_WHAT YOU HAVE TO DO:_
Copy out the data below as written; omit any images.

_PROVIDED MATERIAL:_
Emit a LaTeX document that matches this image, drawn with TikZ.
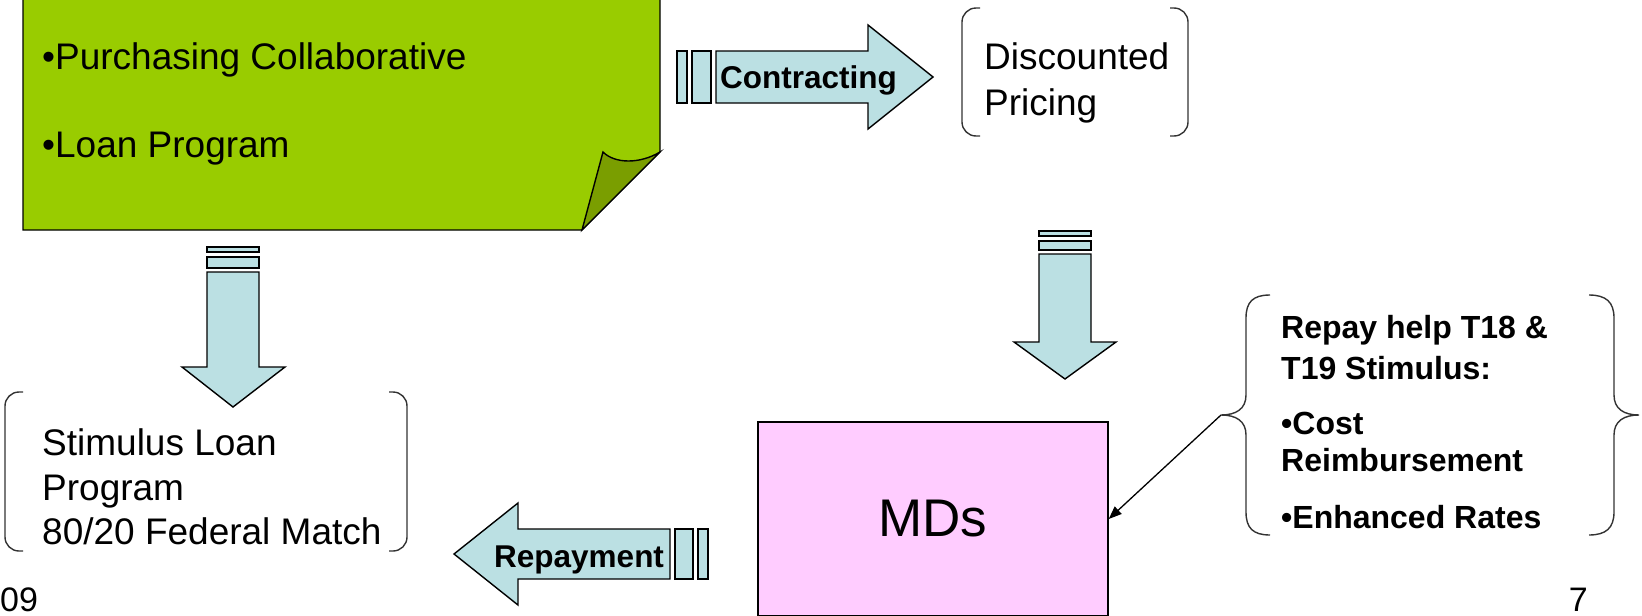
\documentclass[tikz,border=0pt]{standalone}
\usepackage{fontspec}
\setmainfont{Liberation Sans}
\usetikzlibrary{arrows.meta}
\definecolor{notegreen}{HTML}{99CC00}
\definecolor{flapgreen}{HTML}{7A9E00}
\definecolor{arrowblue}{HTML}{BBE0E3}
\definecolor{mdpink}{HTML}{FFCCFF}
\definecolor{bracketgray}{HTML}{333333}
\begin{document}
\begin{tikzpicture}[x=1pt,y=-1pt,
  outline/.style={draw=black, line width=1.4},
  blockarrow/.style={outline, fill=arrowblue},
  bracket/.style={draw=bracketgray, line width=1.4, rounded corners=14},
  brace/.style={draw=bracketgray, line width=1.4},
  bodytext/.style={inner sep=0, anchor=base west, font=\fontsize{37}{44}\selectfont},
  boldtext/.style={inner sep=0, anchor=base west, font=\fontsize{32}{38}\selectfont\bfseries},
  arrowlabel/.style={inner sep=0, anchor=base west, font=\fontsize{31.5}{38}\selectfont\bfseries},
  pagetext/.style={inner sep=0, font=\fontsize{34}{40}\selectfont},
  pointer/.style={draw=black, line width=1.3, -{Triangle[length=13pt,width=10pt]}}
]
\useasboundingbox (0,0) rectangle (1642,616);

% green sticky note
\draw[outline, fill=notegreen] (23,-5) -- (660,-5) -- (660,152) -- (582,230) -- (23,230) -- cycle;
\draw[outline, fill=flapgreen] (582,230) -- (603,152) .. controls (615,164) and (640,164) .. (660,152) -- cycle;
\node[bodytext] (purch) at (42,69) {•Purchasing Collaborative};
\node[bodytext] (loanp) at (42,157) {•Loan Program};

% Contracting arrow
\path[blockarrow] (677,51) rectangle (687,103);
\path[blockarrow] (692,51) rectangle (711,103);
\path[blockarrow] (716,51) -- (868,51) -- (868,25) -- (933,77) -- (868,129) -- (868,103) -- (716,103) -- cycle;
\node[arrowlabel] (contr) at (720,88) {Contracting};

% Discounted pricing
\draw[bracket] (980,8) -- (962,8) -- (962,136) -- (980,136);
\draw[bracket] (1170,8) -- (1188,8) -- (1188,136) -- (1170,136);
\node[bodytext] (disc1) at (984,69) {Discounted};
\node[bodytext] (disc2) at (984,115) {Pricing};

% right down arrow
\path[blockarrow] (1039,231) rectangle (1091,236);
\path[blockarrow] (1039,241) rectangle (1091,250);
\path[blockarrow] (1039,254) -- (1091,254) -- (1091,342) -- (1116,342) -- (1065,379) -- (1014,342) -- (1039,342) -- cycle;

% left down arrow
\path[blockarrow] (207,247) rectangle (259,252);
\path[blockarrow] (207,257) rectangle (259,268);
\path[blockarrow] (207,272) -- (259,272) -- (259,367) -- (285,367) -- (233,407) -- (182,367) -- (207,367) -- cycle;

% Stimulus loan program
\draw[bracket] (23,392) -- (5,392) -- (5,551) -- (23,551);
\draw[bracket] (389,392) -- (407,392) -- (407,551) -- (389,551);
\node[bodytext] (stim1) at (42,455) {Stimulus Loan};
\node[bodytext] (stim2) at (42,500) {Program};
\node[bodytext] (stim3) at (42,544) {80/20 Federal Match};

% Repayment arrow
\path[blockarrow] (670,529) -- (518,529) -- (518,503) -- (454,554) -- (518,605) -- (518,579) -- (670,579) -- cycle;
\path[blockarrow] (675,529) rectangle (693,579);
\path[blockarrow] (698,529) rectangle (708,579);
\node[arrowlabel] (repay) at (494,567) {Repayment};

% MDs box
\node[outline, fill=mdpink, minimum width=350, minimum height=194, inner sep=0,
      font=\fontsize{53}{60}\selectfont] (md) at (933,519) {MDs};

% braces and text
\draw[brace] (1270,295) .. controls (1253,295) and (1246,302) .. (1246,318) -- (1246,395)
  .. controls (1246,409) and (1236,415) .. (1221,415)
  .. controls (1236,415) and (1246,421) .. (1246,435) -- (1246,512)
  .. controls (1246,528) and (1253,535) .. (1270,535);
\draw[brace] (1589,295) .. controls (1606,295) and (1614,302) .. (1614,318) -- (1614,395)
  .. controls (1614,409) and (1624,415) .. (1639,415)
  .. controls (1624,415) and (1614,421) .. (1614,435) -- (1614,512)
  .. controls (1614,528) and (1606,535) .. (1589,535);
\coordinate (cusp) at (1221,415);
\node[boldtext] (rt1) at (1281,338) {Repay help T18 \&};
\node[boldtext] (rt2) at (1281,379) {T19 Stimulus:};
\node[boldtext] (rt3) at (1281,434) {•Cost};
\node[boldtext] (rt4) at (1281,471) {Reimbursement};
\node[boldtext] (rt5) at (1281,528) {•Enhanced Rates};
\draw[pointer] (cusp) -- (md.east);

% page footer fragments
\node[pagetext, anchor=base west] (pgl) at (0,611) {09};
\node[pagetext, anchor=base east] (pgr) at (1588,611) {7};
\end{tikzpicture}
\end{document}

_SOLUTION TO THIS TASK:_
Emit a LaTeX document that matches this image, drawn with TikZ.
\documentclass[tikz,border=0pt]{standalone}
\usepackage{fontspec}
\setmainfont{Liberation Sans}
\usetikzlibrary{arrows.meta}
\definecolor{notegreen}{HTML}{99CC00}
\definecolor{flapgreen}{HTML}{7A9E00}
\definecolor{arrowblue}{HTML}{BBE0E3}
\definecolor{mdpink}{HTML}{FFCCFF}
\definecolor{bracketgray}{HTML}{333333}
\begin{document}
\begin{tikzpicture}[x=1pt,y=-1pt,
  outline/.style={draw=black, line width=1.4},
  blockarrow/.style={outline, fill=arrowblue},
  bracket/.style={draw=bracketgray, line width=1.4, rounded corners=14},
  brace/.style={draw=bracketgray, line width=1.4},
  bodytext/.style={inner sep=0, anchor=base west, font=\fontsize{37}{44}\selectfont},
  boldtext/.style={inner sep=0, anchor=base west, font=\fontsize{32}{38}\selectfont\bfseries},
  arrowlabel/.style={inner sep=0, anchor=base west, font=\fontsize{31.5}{38}\selectfont\bfseries},
  pagetext/.style={inner sep=0, font=\fontsize{34}{40}\selectfont},
  pointer/.style={draw=black, line width=1.3, -{Triangle[length=13pt,width=10pt]}}
]
\useasboundingbox (0,0) rectangle (1642,616);

% green sticky note
\draw[outline, fill=notegreen] (23,-5) -- (660,-5) -- (660,152) -- (582,230) -- (23,230) -- cycle;
\draw[outline, fill=flapgreen] (582,230) -- (603,152) .. controls (615,164) and (640,164) .. (660,152) -- cycle;
\node[bodytext] (purch) at (42,69) {•Purchasing Collaborative};
\node[bodytext] (loanp) at (42,157) {•Loan Program};

% Contracting arrow
\path[blockarrow] (677,51) rectangle (687,103);
\path[blockarrow] (692,51) rectangle (711,103);
\path[blockarrow] (716,51) -- (868,51) -- (868,25) -- (933,77) -- (868,129) -- (868,103) -- (716,103) -- cycle;
\node[arrowlabel] (contr) at (720,88) {Contracting};

% Discounted pricing
\draw[bracket] (980,8) -- (962,8) -- (962,136) -- (980,136);
\draw[bracket] (1170,8) -- (1188,8) -- (1188,136) -- (1170,136);
\node[bodytext] (disc1) at (984,69) {Discounted};
\node[bodytext] (disc2) at (984,115) {Pricing};

% right down arrow
\path[blockarrow] (1039,231) rectangle (1091,236);
\path[blockarrow] (1039,241) rectangle (1091,250);
\path[blockarrow] (1039,254) -- (1091,254) -- (1091,342) -- (1116,342) -- (1065,379) -- (1014,342) -- (1039,342) -- cycle;

% left down arrow
\path[blockarrow] (207,247) rectangle (259,252);
\path[blockarrow] (207,257) rectangle (259,268);
\path[blockarrow] (207,272) -- (259,272) -- (259,367) -- (285,367) -- (233,407) -- (182,367) -- (207,367) -- cycle;

% Stimulus loan program
\draw[bracket] (23,392) -- (5,392) -- (5,551) -- (23,551);
\draw[bracket] (389,392) -- (407,392) -- (407,551) -- (389,551);
\node[bodytext] (stim1) at (42,455) {Stimulus Loan};
\node[bodytext] (stim2) at (42,500) {Program};
\node[bodytext] (stim3) at (42,544) {80/20 Federal Match};

% Repayment arrow
\path[blockarrow] (670,529) -- (518,529) -- (518,503) -- (454,554) -- (518,605) -- (518,579) -- (670,579) -- cycle;
\path[blockarrow] (675,529) rectangle (693,579);
\path[blockarrow] (698,529) rectangle (708,579);
\node[arrowlabel] (repay) at (494,567) {Repayment};

% MDs box
\node[outline, fill=mdpink, minimum width=350, minimum height=194, inner sep=0,
      font=\fontsize{53}{60}\selectfont] (md) at (933,519) {MDs};

% braces and text
\draw[brace] (1270,295) .. controls (1253,295) and (1246,302) .. (1246,318) -- (1246,395)
  .. controls (1246,409) and (1236,415) .. (1221,415)
  .. controls (1236,415) and (1246,421) .. (1246,435) -- (1246,512)
  .. controls (1246,528) and (1253,535) .. (1270,535);
\draw[brace] (1589,295) .. controls (1606,295) and (1614,302) .. (1614,318) -- (1614,395)
  .. controls (1614,409) and (1624,415) .. (1639,415)
  .. controls (1624,415) and (1614,421) .. (1614,435) -- (1614,512)
  .. controls (1614,528) and (1606,535) .. (1589,535);
\coordinate (cusp) at (1221,415);
\node[boldtext] (rt1) at (1281,338) {Repay help T18 \&};
\node[boldtext] (rt2) at (1281,379) {T19 Stimulus:};
\node[boldtext] (rt3) at (1281,434) {•Cost};
\node[boldtext] (rt4) at (1281,471) {Reimbursement};
\node[boldtext] (rt5) at (1281,528) {•Enhanced Rates};
\draw[pointer] (cusp) -- (md.east);

% page footer fragments
\node[pagetext, anchor=base west] (pgl) at (0,611) {09};
\node[pagetext, anchor=base east] (pgr) at (1588,611) {7};
\end{tikzpicture}
\end{document}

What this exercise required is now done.